▶ **TASK TO COMPLETE**: Copy all the data exactly, except the pictures.

============================================================

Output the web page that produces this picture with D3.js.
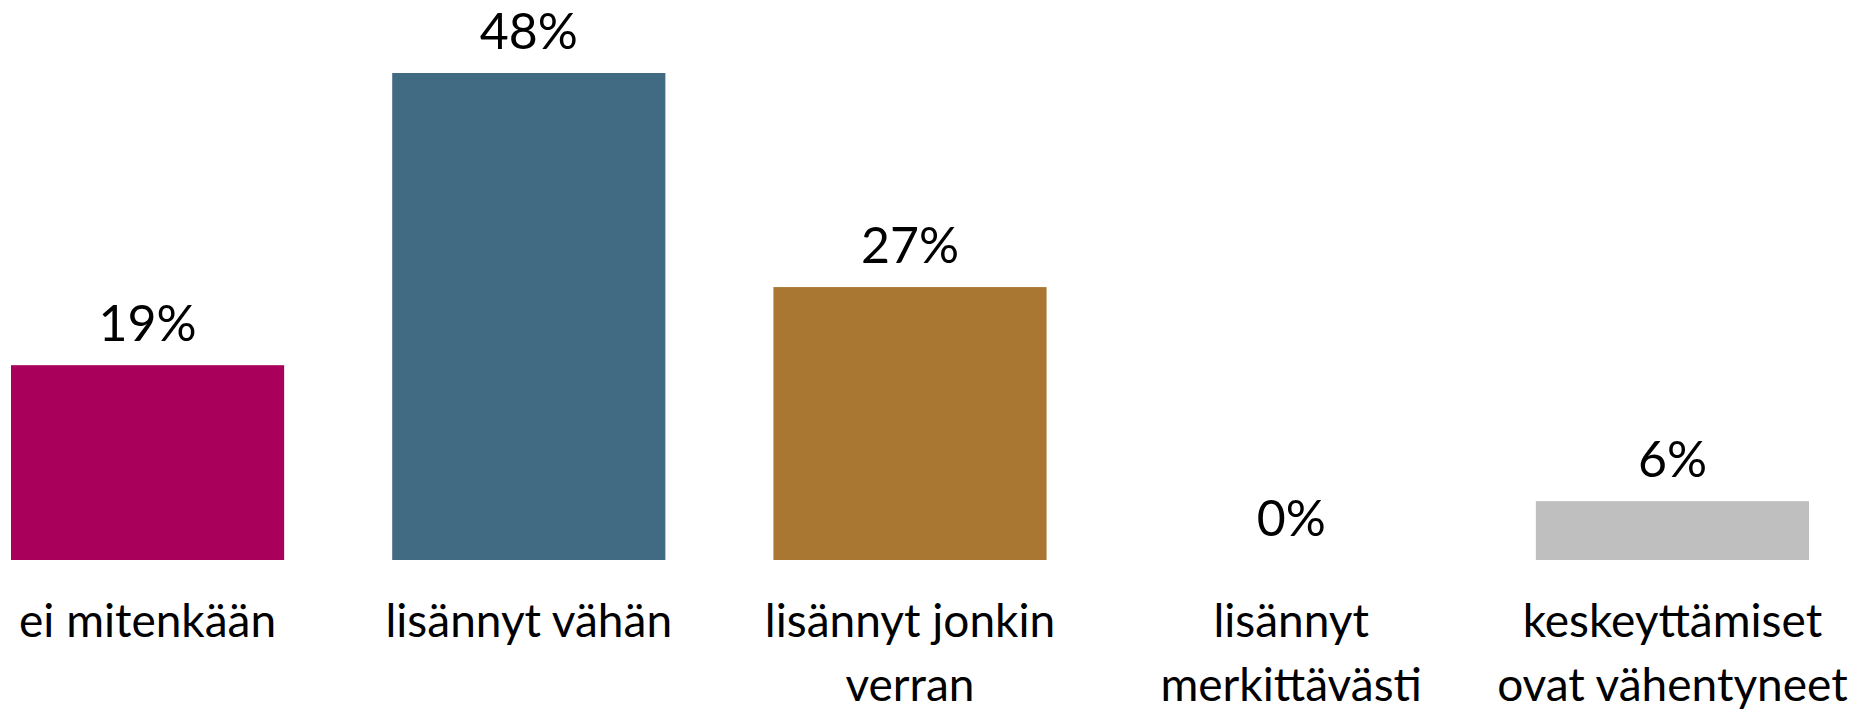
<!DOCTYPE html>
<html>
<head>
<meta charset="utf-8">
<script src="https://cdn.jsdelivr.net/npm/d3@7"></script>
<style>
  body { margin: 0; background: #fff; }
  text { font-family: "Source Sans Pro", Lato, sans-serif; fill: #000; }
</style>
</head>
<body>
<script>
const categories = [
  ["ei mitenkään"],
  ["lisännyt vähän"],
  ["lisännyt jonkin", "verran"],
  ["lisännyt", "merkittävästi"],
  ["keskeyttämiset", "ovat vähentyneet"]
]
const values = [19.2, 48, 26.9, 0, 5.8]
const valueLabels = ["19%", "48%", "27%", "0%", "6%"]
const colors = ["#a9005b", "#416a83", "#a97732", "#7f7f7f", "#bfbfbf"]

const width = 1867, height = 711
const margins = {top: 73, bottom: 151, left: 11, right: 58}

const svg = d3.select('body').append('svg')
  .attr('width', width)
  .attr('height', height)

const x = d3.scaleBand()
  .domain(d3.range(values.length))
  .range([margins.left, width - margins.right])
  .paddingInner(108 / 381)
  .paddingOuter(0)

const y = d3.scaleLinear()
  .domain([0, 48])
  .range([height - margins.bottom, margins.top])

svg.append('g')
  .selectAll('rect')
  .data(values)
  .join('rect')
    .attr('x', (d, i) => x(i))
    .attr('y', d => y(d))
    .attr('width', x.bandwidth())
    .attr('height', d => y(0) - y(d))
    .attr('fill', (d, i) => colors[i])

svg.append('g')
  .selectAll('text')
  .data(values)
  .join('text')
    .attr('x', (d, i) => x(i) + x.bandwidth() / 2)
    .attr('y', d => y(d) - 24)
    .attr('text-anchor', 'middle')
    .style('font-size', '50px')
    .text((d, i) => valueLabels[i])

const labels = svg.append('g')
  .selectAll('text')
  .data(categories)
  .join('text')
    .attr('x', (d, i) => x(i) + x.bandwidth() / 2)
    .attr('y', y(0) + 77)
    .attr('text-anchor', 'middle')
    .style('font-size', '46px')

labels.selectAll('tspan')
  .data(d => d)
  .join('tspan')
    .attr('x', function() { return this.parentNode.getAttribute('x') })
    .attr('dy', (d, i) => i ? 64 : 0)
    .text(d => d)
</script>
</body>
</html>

============================================================

▶ **ANSWER FOR THIS EXERCISE**:
Output the web page that produces this picture with D3.js.
<!DOCTYPE html>
<html>
<head>
<meta charset="utf-8">
<script src="https://cdn.jsdelivr.net/npm/d3@7"></script>
<style>
  body { margin: 0; background: #fff; }
  text { font-family: "Source Sans Pro", Lato, sans-serif; fill: #000; }
</style>
</head>
<body>
<script>
const categories = [
  ["ei mitenkään"],
  ["lisännyt vähän"],
  ["lisännyt jonkin", "verran"],
  ["lisännyt", "merkittävästi"],
  ["keskeyttämiset", "ovat vähentyneet"]
]
const values = [19.2, 48, 26.9, 0, 5.8]
const valueLabels = ["19%", "48%", "27%", "0%", "6%"]
const colors = ["#a9005b", "#416a83", "#a97732", "#7f7f7f", "#bfbfbf"]

const width = 1867, height = 711
const margins = {top: 73, bottom: 151, left: 11, right: 58}

const svg = d3.select('body').append('svg')
  .attr('width', width)
  .attr('height', height)

const x = d3.scaleBand()
  .domain(d3.range(values.length))
  .range([margins.left, width - margins.right])
  .paddingInner(108 / 381)
  .paddingOuter(0)

const y = d3.scaleLinear()
  .domain([0, 48])
  .range([height - margins.bottom, margins.top])

svg.append('g')
  .selectAll('rect')
  .data(values)
  .join('rect')
    .attr('x', (d, i) => x(i))
    .attr('y', d => y(d))
    .attr('width', x.bandwidth())
    .attr('height', d => y(0) - y(d))
    .attr('fill', (d, i) => colors[i])

svg.append('g')
  .selectAll('text')
  .data(values)
  .join('text')
    .attr('x', (d, i) => x(i) + x.bandwidth() / 2)
    .attr('y', d => y(d) - 24)
    .attr('text-anchor', 'middle')
    .style('font-size', '50px')
    .text((d, i) => valueLabels[i])

const labels = svg.append('g')
  .selectAll('text')
  .data(categories)
  .join('text')
    .attr('x', (d, i) => x(i) + x.bandwidth() / 2)
    .attr('y', y(0) + 77)
    .attr('text-anchor', 'middle')
    .style('font-size', '46px')

labels.selectAll('tspan')
  .data(d => d)
  .join('tspan')
    .attr('x', function() { return this.parentNode.getAttribute('x') })
    .attr('dy', (d, i) => i ? 64 : 0)
    .text(d => d)
</script>
</body>
</html>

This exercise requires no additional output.